---------- Data supplied
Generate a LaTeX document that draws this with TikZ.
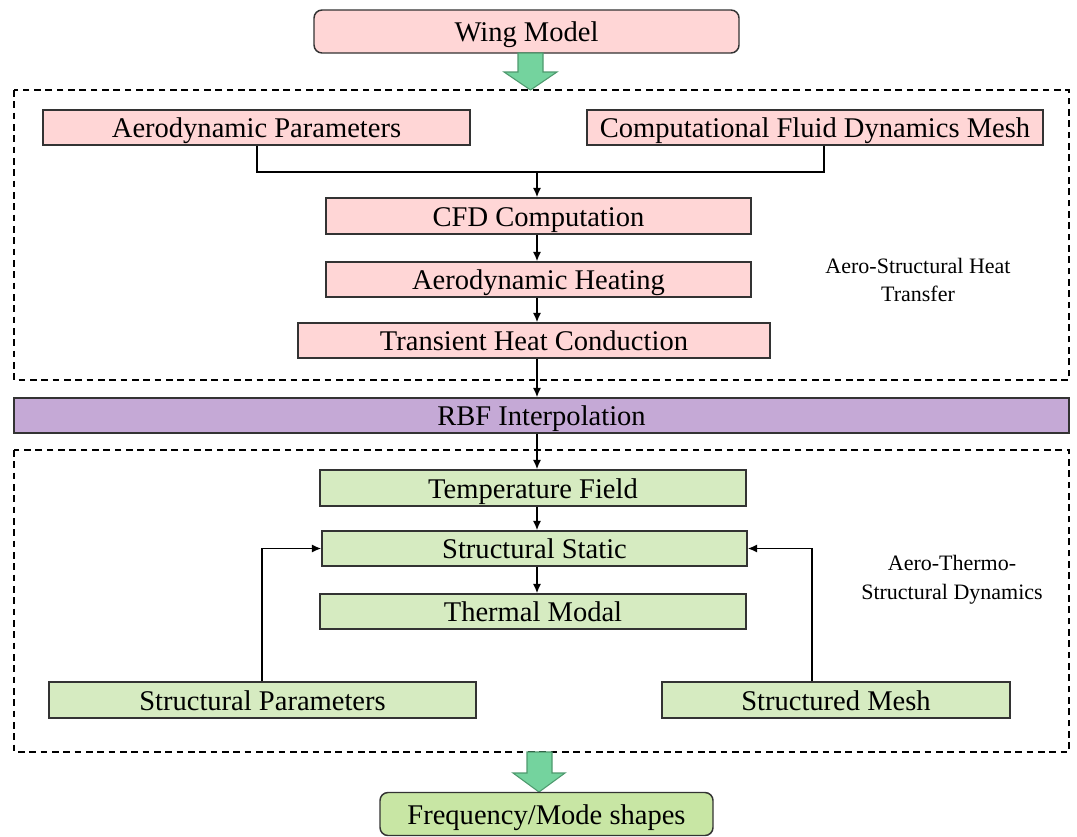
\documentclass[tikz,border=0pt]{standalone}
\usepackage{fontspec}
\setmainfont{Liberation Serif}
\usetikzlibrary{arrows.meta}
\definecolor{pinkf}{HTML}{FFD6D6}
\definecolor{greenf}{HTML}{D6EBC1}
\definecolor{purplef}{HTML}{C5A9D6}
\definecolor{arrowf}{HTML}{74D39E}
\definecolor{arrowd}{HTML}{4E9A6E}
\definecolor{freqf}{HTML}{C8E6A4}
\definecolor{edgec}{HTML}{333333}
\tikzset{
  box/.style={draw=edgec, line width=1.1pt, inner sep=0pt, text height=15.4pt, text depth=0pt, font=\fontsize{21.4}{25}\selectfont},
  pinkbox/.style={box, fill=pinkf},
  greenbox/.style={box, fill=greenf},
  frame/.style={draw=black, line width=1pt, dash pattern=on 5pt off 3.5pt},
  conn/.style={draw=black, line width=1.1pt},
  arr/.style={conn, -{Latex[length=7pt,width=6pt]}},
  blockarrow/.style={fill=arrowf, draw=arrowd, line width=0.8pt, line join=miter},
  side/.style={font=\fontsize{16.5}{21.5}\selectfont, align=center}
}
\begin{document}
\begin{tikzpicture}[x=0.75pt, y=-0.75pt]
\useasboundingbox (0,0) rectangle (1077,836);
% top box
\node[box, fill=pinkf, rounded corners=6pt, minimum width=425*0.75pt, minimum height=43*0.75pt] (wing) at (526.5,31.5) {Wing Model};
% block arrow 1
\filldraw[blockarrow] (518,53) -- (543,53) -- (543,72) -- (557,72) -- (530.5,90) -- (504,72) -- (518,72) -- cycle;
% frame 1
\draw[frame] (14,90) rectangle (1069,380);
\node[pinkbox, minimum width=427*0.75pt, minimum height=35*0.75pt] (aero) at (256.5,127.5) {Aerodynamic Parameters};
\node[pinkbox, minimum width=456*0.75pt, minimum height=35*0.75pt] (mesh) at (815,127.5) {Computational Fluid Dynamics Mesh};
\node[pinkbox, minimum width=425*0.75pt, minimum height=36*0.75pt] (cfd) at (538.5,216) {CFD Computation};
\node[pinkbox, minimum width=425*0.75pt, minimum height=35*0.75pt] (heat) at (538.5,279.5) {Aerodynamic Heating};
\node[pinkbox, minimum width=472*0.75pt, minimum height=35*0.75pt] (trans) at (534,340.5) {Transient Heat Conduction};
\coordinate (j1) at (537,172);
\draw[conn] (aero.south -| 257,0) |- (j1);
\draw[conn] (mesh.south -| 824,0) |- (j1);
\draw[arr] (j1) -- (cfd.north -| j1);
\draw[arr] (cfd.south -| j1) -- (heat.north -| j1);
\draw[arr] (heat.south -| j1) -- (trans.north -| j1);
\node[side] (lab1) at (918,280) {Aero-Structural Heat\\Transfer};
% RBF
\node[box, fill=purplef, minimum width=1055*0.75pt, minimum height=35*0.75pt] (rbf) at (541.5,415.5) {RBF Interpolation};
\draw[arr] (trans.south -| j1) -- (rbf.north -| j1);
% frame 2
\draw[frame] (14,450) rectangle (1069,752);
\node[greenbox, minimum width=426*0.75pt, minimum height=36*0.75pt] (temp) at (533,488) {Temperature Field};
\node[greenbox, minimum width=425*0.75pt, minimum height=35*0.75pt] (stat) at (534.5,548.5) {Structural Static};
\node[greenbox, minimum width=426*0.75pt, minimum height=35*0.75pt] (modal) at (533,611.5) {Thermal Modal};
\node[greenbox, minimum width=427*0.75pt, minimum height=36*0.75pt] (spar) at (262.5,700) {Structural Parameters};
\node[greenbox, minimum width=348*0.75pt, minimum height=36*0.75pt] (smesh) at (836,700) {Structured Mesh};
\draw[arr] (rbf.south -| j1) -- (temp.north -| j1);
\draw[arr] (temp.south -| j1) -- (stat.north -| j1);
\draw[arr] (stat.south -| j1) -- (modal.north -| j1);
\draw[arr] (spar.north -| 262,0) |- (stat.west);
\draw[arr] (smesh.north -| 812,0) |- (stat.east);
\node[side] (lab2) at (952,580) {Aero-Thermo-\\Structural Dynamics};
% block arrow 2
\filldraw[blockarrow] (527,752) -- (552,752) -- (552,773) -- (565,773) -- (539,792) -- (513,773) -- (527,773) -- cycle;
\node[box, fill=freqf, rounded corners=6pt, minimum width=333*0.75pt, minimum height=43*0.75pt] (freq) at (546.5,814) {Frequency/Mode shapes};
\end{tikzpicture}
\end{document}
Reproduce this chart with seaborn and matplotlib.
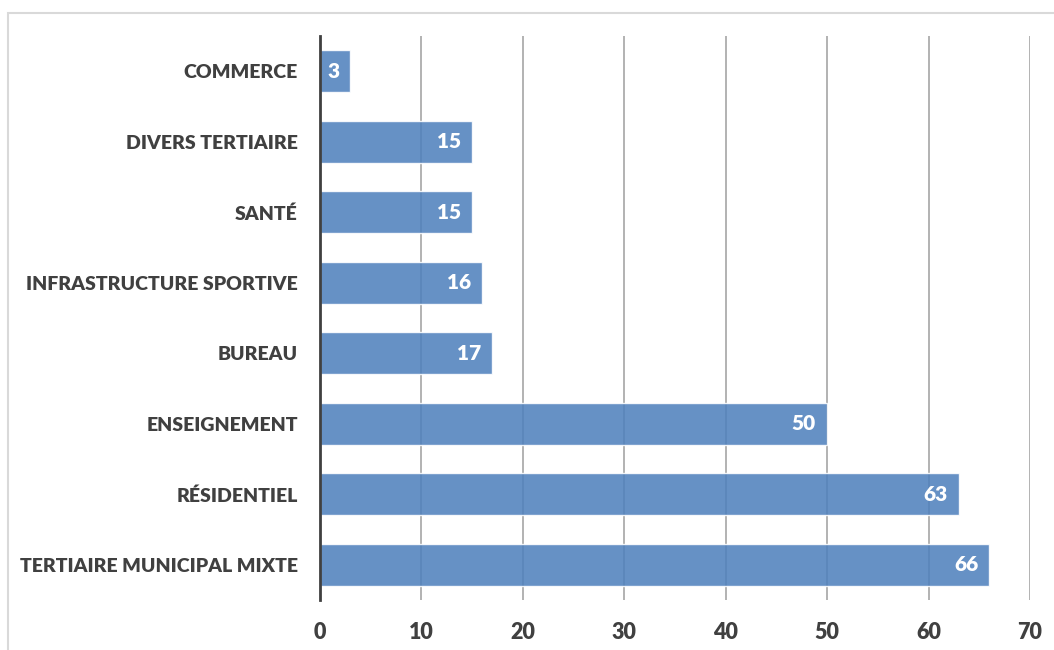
--------------------
Problem statement: All of the data needs repeating exactly, but the pictures do not.

Finished task:
Generate a LaTeX document that draws this with TikZ.
\documentclass[tikz,border=0pt]{standalone}
\usepackage{fontspec}
\setmainfont{Liberation Serif}
\usetikzlibrary{arrows.meta}
\definecolor{pinkf}{HTML}{FFD6D6}
\definecolor{greenf}{HTML}{D6EBC1}
\definecolor{purplef}{HTML}{C5A9D6}
\definecolor{arrowf}{HTML}{74D39E}
\definecolor{arrowd}{HTML}{4E9A6E}
\definecolor{freqf}{HTML}{C8E6A4}
\definecolor{edgec}{HTML}{333333}
\tikzset{
  box/.style={draw=edgec, line width=1.1pt, inner sep=0pt, text height=15.4pt, text depth=0pt, font=\fontsize{21.4}{25}\selectfont},
  pinkbox/.style={box, fill=pinkf},
  greenbox/.style={box, fill=greenf},
  frame/.style={draw=black, line width=1pt, dash pattern=on 5pt off 3.5pt},
  conn/.style={draw=black, line width=1.1pt},
  arr/.style={conn, -{Latex[length=7pt,width=6pt]}},
  blockarrow/.style={fill=arrowf, draw=arrowd, line width=0.8pt, line join=miter},
  side/.style={font=\fontsize{16.5}{21.5}\selectfont, align=center}
}
\begin{document}
\begin{tikzpicture}[x=0.75pt, y=-0.75pt]
\useasboundingbox (0,0) rectangle (1077,836);
% top box
\node[box, fill=pinkf, rounded corners=6pt, minimum width=425*0.75pt, minimum height=43*0.75pt] (wing) at (526.5,31.5) {Wing Model};
% block arrow 1
\filldraw[blockarrow] (518,53) -- (543,53) -- (543,72) -- (557,72) -- (530.5,90) -- (504,72) -- (518,72) -- cycle;
% frame 1
\draw[frame] (14,90) rectangle (1069,380);
\node[pinkbox, minimum width=427*0.75pt, minimum height=35*0.75pt] (aero) at (256.5,127.5) {Aerodynamic Parameters};
\node[pinkbox, minimum width=456*0.75pt, minimum height=35*0.75pt] (mesh) at (815,127.5) {Computational Fluid Dynamics Mesh};
\node[pinkbox, minimum width=425*0.75pt, minimum height=36*0.75pt] (cfd) at (538.5,216) {CFD Computation};
\node[pinkbox, minimum width=425*0.75pt, minimum height=35*0.75pt] (heat) at (538.5,279.5) {Aerodynamic Heating};
\node[pinkbox, minimum width=472*0.75pt, minimum height=35*0.75pt] (trans) at (534,340.5) {Transient Heat Conduction};
\coordinate (j1) at (537,172);
\draw[conn] (aero.south -| 257,0) |- (j1);
\draw[conn] (mesh.south -| 824,0) |- (j1);
\draw[arr] (j1) -- (cfd.north -| j1);
\draw[arr] (cfd.south -| j1) -- (heat.north -| j1);
\draw[arr] (heat.south -| j1) -- (trans.north -| j1);
\node[side] (lab1) at (918,280) {Aero-Structural Heat\\Transfer};
% RBF
\node[box, fill=purplef, minimum width=1055*0.75pt, minimum height=35*0.75pt] (rbf) at (541.5,415.5) {RBF Interpolation};
\draw[arr] (trans.south -| j1) -- (rbf.north -| j1);
% frame 2
\draw[frame] (14,450) rectangle (1069,752);
\node[greenbox, minimum width=426*0.75pt, minimum height=36*0.75pt] (temp) at (533,488) {Temperature Field};
\node[greenbox, minimum width=425*0.75pt, minimum height=35*0.75pt] (stat) at (534.5,548.5) {Structural Static};
\node[greenbox, minimum width=426*0.75pt, minimum height=35*0.75pt] (modal) at (533,611.5) {Thermal Modal};
\node[greenbox, minimum width=427*0.75pt, minimum height=36*0.75pt] (spar) at (262.5,700) {Structural Parameters};
\node[greenbox, minimum width=348*0.75pt, minimum height=36*0.75pt] (smesh) at (836,700) {Structured Mesh};
\draw[arr] (rbf.south -| j1) -- (temp.north -| j1);
\draw[arr] (temp.south -| j1) -- (stat.north -| j1);
\draw[arr] (stat.south -| j1) -- (modal.north -| j1);
\draw[arr] (spar.north -| 262,0) |- (stat.west);
\draw[arr] (smesh.north -| 812,0) |- (stat.east);
\node[side] (lab2) at (952,580) {Aero-Thermo-\\Structural Dynamics};
% block arrow 2
\filldraw[blockarrow] (527,752) -- (552,752) -- (552,773) -- (565,773) -- (539,792) -- (513,773) -- (527,773) -- cycle;
\node[box, fill=freqf, rounded corners=6pt, minimum width=333*0.75pt, minimum height=43*0.75pt] (freq) at (546.5,814) {Frequency/Mode shapes};
\end{tikzpicture}
\end{document}
Reproduce this chart with seaborn and matplotlib.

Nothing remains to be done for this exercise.